Should the build frontend try to detect the situation (e.g. by seeing if PKG-INFO is the newest metadata-relevant[1] file) before calling PEP 517 hooks and error if it happened?
Or should the build backend try to detect the situation (e.g. also by checking modification timestamps[2] or by calculating the metadata again and comparing[3])?
However, each file in the tree is relevant because a package version can be read from a .py file or from another source. ↩︎
At least the build backend knows which files might be metadata-relevant. ↩︎
However, that goes against some spirit of the standard. ↩︎
My suggestion doesn’t help the silent failure scenarios, but instead of deleting the PKG-INFO, would you perhaps somehow prefer to insert something into the [tool] section for hatchling to force it to recalculate metadata (therefore overwriting and ignoring any existing PKG-INFO.
To me, it seems like the same amount of effort, but I thought I’d ask.
Our tooling is backend-agnostic. A solution that works for hatchling is not good enough, unfortunately.

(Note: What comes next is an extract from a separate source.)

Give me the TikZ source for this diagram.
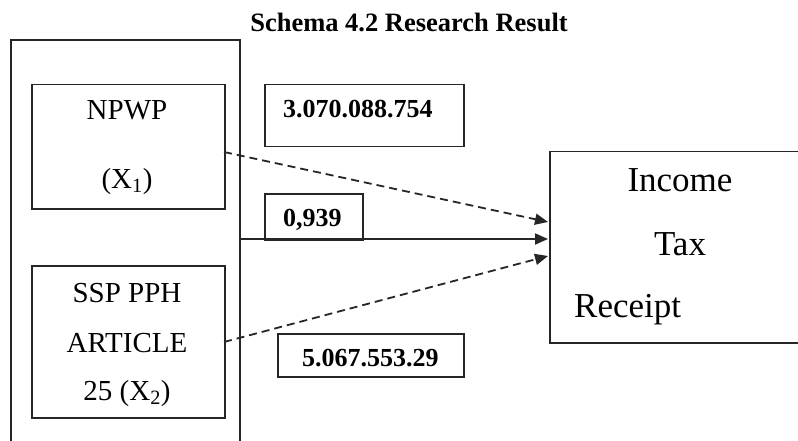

Pragmatically, if there is a way to tell any build backend we want it to force-recalculate the metadata, that would work for us (I’d not prevent others from getting bitten, but I don’t have the energy to try to find a solution for everybody).
I.e. if we can pass an option to PEP 517 config_settings that says something like ignore_pkg_info=True or recalculate_metadata=True and the backedns would be instructed by the standard to acknowledge that, I’m good.
That is indeed a possibility. It would require a new standard, and until now backend maintainers have seemed uninterested in trying to standardise any aspects of config_settings, so it might be difficult to get consensus on that. But if you need a tool-agnostic answer, that’s the way to go.
Probably, however, I am afraid it will take months to have such a standard
Is there no chance we could solve this without that?
I guess we can just error whenever we find PKG-INFO. That way, packagers will be forced to remove it and we never end up deleting it for them if they patched it. I will need to figure out how many packages would be impacted by that.